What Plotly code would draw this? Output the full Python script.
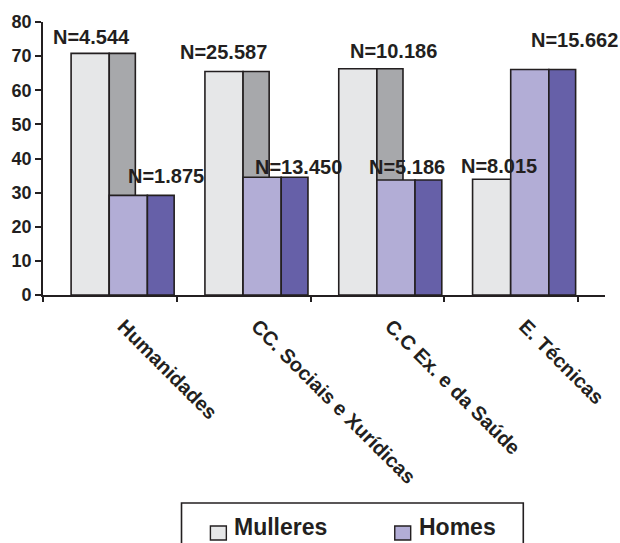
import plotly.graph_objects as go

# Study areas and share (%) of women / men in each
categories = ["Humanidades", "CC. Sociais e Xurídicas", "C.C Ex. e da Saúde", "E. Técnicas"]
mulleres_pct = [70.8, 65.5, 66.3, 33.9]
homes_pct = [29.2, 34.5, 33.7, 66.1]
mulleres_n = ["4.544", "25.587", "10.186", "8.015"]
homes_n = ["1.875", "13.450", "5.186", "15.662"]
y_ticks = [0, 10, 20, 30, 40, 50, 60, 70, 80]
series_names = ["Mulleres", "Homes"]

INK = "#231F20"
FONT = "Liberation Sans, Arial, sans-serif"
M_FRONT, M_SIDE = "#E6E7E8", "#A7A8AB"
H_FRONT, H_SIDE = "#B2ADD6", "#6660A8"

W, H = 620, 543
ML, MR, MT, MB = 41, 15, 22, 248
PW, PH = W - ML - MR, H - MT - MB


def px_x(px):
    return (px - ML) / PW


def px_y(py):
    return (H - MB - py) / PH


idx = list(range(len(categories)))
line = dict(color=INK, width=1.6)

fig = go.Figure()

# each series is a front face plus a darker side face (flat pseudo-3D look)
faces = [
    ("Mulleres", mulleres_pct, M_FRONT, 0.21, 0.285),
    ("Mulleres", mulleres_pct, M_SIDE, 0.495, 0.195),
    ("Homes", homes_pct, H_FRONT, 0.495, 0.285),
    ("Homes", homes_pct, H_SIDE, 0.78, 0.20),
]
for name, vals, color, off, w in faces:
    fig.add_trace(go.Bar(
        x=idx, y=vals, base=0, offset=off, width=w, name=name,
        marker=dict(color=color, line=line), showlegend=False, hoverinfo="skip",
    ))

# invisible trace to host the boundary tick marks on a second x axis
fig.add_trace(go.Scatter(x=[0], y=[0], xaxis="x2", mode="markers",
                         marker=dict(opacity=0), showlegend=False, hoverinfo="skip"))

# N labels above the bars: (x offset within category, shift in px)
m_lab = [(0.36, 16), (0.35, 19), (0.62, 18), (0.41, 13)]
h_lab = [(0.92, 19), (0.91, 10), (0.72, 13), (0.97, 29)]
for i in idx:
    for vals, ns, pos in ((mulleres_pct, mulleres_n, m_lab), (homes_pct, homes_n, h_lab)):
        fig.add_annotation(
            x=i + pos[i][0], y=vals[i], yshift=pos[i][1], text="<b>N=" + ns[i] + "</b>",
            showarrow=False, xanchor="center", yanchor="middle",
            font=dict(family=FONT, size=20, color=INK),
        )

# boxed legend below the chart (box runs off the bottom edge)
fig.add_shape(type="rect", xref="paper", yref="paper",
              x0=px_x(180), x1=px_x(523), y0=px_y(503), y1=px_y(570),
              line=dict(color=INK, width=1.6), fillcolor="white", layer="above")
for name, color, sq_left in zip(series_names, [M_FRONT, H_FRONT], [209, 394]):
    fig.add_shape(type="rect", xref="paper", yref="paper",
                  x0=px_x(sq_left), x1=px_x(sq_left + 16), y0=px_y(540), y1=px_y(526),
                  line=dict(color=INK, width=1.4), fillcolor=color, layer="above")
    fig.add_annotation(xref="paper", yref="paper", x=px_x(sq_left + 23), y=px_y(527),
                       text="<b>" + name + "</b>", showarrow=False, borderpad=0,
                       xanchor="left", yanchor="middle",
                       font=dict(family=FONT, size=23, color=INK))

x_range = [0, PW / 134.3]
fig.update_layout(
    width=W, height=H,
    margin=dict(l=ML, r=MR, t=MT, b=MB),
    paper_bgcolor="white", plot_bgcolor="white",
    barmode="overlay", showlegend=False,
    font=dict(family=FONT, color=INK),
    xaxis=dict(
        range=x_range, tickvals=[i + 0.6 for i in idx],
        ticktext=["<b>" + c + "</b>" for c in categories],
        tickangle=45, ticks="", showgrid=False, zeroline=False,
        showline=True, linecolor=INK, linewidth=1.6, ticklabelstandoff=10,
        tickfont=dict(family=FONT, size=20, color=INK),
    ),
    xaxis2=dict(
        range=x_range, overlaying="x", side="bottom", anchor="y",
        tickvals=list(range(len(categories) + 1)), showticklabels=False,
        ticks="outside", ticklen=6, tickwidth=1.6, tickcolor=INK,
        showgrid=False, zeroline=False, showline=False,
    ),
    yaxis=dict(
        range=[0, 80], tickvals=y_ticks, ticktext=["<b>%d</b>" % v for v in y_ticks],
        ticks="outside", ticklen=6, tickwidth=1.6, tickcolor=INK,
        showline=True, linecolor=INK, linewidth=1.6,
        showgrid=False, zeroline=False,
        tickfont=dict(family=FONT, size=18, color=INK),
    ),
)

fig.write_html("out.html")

[STATED PROBLEM]: Begin at the first line of the data above and repeat each line exactly, stopping after the line containing "import plotly.graph_objects as go". Omit the pictures.

[ANSWER TO THIS TASK]:
What Plotly code would draw this? Output the full Python script.
import plotly.graph_objects as go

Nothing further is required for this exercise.